Adders are annoying because of carry: you can't determine the top bit until you've determined the effect of carry on all the other bits. So if it takes, say, 250ps to propagate through your 32-bit adder, you can clock that at 4GHz. If you widen it to 64 bits that takes 500ps, and now you can only clock that bit at 2GHz.
You may know this, but the person you responded to almost certainly doesn't based on their question, so:
Carry look-ahead adders are a thing. The number of logic levels for computing the highest carry bit is logarithmic in the width of the numbers being added, not linear. Doubling the width of the numbers does not cut your clock rate in half, though you do have to pay for the faster cycle time in added area (more logic gates). There are all sorts of different trade-offs that are possible in the constant terms, but the standard adder designs have linear area in the number of bits, and logarithmic propagation time from inputs to outputs.
> the standard adder designs have linear area in the number of bits, and logarithmic propagation time from inputs to outputs.
It's a linear number of gates, but slightly worse than linear area due to routing. (I've looked for a strictly-linear design before, so if you have such a design, I'd quite appreciate a citation.) It's still much better than N log N area, though, so your point stands.
If you lay out a carry-lookahead tree the naive way, it occupies a N x logN rectangle with the N-bit adder along the N side, but most of the rectangle is empty (each layer has half as many gates as the previous). You can easily pack it more densely on a ad hoc basis, but I don't know of a systematic approach, so possibly it's only a (mildly large) constant factor better than the naive way at scale.
Normally you'll do the opposite: you'll have sub-parts which run at a lower clock rate. The 'core clock' is generally the fastest clock in the system, at least outside of specific high-speed transceivers. The most common approach is to pipeline the operation, which increases latency of the operation but still gives you the same throughput so long as the output does not need to feed back into the input within the operation time.

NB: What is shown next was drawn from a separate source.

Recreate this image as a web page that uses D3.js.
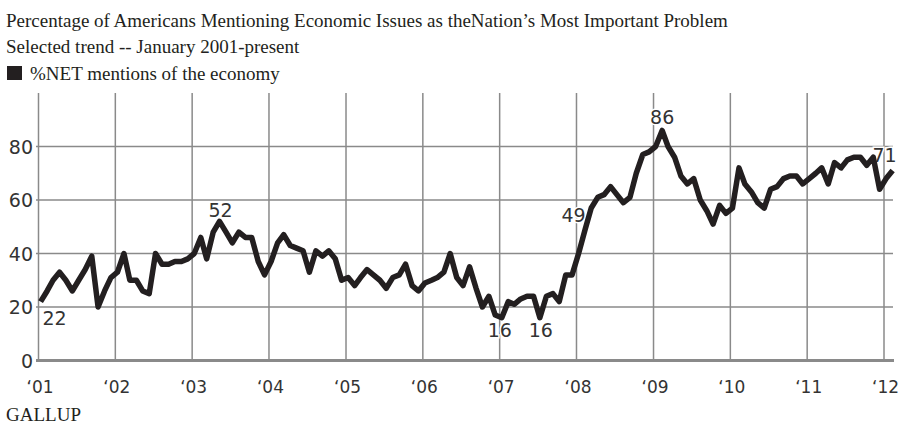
<!DOCTYPE html>
<html lang="en">
<head>
<meta charset="UTF-8">
<title>Economic issues as most important problem</title>
<script src="https://d3js.org/d3.v7.min.js"></script>
<style>
body { margin: 0; background: #fff; }
svg { display: block; }
.head { font-family: "Liberation Serif", "Times New Roman", serif; fill: #231f20; }
.tick-label, .callout { font-family: "DejaVu Sans", sans-serif; fill: #333; }
</style>
</head>
<body>
<svg id="chart" width="899" height="425"></svg>
<script>
// category axis: months of each year, Jan 2001 - Feb 2012
const years = [2001, 2002, 2003, 2004, 2005, 2006, 2007, 2008, 2009, 2010, 2011, 2012];
const months = ["Jan", "Feb", "Mar", "Apr", "May", "Jun", "Jul", "Aug", "Sep", "Oct", "Nov", "Dec"];

// %NET mentions of the economy, one array per year
const net2001 = [22, 26, 30, 33, 30, 26, 30, 34, 39, 20, 26, 31];
const net2002 = [33, 40, 30, 30, 26, 25, 40, 36, 36, 37, 37, 38];
const net2003 = [40, 46, 38, 48, 52, 48, 44, 48, 46, 46, 37, 32];
const net2004 = [37, 44, 47, 43, 42, 41, 33, 41, 39, 41, 38, 30];
const net2005 = [31, 28, 31, 34, 32, 30, 27, 31, 32, 36, 28, 26];
const net2006 = [29, 30, 31, 33, 40, 31, 28, 35, 27, 20, 24, 17];
const net2007 = [16, 22, 21, 23, 24, 24, 16, 24, 25, 22, 32, 32];
const net2008 = [40, 49, 57, 61, 62, 65, 62, 59, 61, 70, 77, 78];
const net2009 = [80, 86, 80, 76, 69, 66, 68, 60, 56, 51, 58, 55];
const net2010 = [57, 72, 66, 63, 59, 57, 64, 65, 68, 69, 69, 66];
const net2011 = [68, 70, 72, 66, 74, 72, 75, 76, 76, 73, 76, 64];
const net2012 = [68, 71];

const yTicks = [0, 20, 40, 60, 80];
const xTickLabels = ["‘01", "‘02", "‘03", "‘04", "‘05", "‘06", "‘07", "‘08", "‘09", "‘10", "‘11", "‘12"];

// labelled readings (month keys)
const calloutKeys = ["2001-Jan", "2003-May", "2007-Jan", "2007-Jul", "2008-Feb", "2009-Feb", "2012-Feb"];

const titleText = "Percentage of Americans Mentioning Economic Issues as theNation’s Most Important Problem";
const subtitleText = "Selected trend -- January 2001-present";
const legendText = "%NET mentions of the economy";
const sourceText = "GALLUP";

const byYear = [net2001, net2002, net2003, net2004, net2005, net2006, net2007, net2008, net2009, net2010, net2011, net2012];

// flatten into points; each poll sits roughly a third into its month
const data = [];
byYear.forEach((vals, yi) => {
    vals.forEach((v, mi) => {
        data.push({ key: years[yi] + "-" + months[mi], date: new Date(years[yi], mi, 11), value: v });
    });
});

const svg = d3.select("#chart");

const x = d3.scaleTime()
    .domain([new Date(2001, 0, 1), new Date(2012, 0, 1)])
    .range([38.5, 884]);

const y = d3.scaleLinear()
    .domain([0, 100])
    .range([360.5, 93]);

const plotLeft = 36, plotRight = 893;

// header
svg.append("text").attr("class", "head").attr("x", 6).attr("y", 26.5)
    .style("font-size", "19px").text(titleText);
svg.append("text").attr("class", "head").attr("x", 6).attr("y", 53)
    .style("font-size", "19px").text(subtitleText);
svg.append("rect").attr("x", 7).attr("y", 66).attr("width", 15).attr("height", 14).attr("fill", "#231f20");
svg.append("text").attr("class", "head").attr("x", 30).attr("y", 80)
    .style("font-size", "19px").text(legendText);

// grid
const grid = svg.append("g");
grid.selectAll(".hline")
    .data(yTicks.filter(d => d > 0))
    .join("line")
    .attr("x1", plotLeft).attr("x2", plotRight)
    .attr("y1", d => y(d)).attr("y2", d => y(d))
    .attr("stroke", "#8a8a8a").attr("stroke-width", 1.5);

const yearDates = years.map(yr => new Date(yr, 0, 1));
grid.selectAll(".vline")
    .data(yearDates)
    .join("line")
    .attr("x1", d => x(d)).attr("x2", d => x(d))
    .attr("y1", y(100)).attr("y2", y(0))
    .attr("stroke", "#8a8a8a").attr("stroke-width", 1.5);

// baseline
svg.append("line")
    .attr("x1", plotLeft).attr("x2", plotRight + 1)
    .attr("y1", y(0)).attr("y2", y(0))
    .attr("stroke", "#8a8a8a").attr("stroke-width", 3);

// y axis labels
const yAxis = d3.axisLeft(y).tickValues(yTicks).tickSize(0).tickPadding(0);
const ya = svg.append("g").attr("transform", "translate(33,0)").call(yAxis);
ya.select(".domain").remove();
ya.selectAll("text").attr("class", "tick-label").attr("dy", "0.36em")
    .style("font-size", "19px").attr("fill", "#333");

// x axis labels
const xAxis = d3.axisBottom(x).tickValues(yearDates).tickSize(0).tickPadding(0)
    .tickFormat((d, i) => xTickLabels[i]);
const xa = svg.append("g").attr("transform", "translate(1,392.5)").call(xAxis);
xa.select(".domain").remove();
xa.selectAll("text").attr("class", "tick-label").attr("dy", 0)
    .style("font-size", "17px").attr("fill", "#333");

// callouts
const calloutOffset = {
    "2001-Jan": [14, 23],
    "2003-May": [1, -4],
    "2007-Jan": [-2, 19.5],
    "2007-Jul": [1, 19.5],
    "2008-Feb": [-11.5, -7],
    "2009-Feb": [0, -6.5],
    "2012-Feb": [-8, -9]
};
const callouts = data.filter(d => calloutKeys.includes(d.key));
svg.selectAll(".callout")
    .data(callouts)
    .join("text")
    .attr("class", "callout")
    .attr("x", d => x(d.date) + calloutOffset[d.key][0])
    .attr("y", d => y(d.value) + calloutOffset[d.key][1])
    .attr("text-anchor", "middle")
    .style("font-size", "19px")
    .attr("stroke", "#fff").attr("stroke-width", 3).attr("paint-order", "stroke")
    .text(d => d.value);

// trend line
const line = d3.line()
    .x(d => x(d.date))
    .y(d => y(d.value));

svg.append("path")
    .datum(data)
    .attr("d", line)
    .attr("fill", "none")
    .attr("stroke", "#231f20")
    .attr("stroke-width", 5.5)
    .attr("stroke-linejoin", "round");

// source
svg.append("text").attr("class", "head").attr("x", 6).attr("y", 421)
    .style("font-size", "19px").text(sourceText);
</script>
</body>
</html>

To add onto this you can easily increase the clock for specific clock domains using a PLL (Phase locked loop) as a clock multiplier.
This comes with all kinds of caveats and complications(PLL clock multiplication is "fuzzy" and subject to phase drift and variations in actual frequency while normal clock division is essentially as close to exact as you can really get). Because of this, like mentioned it's preferable to use clock division instead of clock multiplication where possible.
> With a large counter, addition of the highest bit has to wait for completion of the previous one, etc. so if this takes longer than one clock cycle you have to implement a different, pipelined addition algorithm. (Or run everything at lower clock frequency.)
Kogge Stone carry lookahead.
You can calculate the upper bits in parallel using Kogge-stone (which is the predecessor to what GPU programmers call "prefix-sum" parallelism)
The extra bits of storage are cheap. The problem is the addition circuitry. With a small counter, you can do addition in a single clock cycle, very easy to implement. With a large counter, addition of the highest bit has to wait for completion of the previous one, etc. so if this takes longer than one clock cycle you have to implement a different, pipelined addition algorithm. (Or run everything at lower clock frequency.)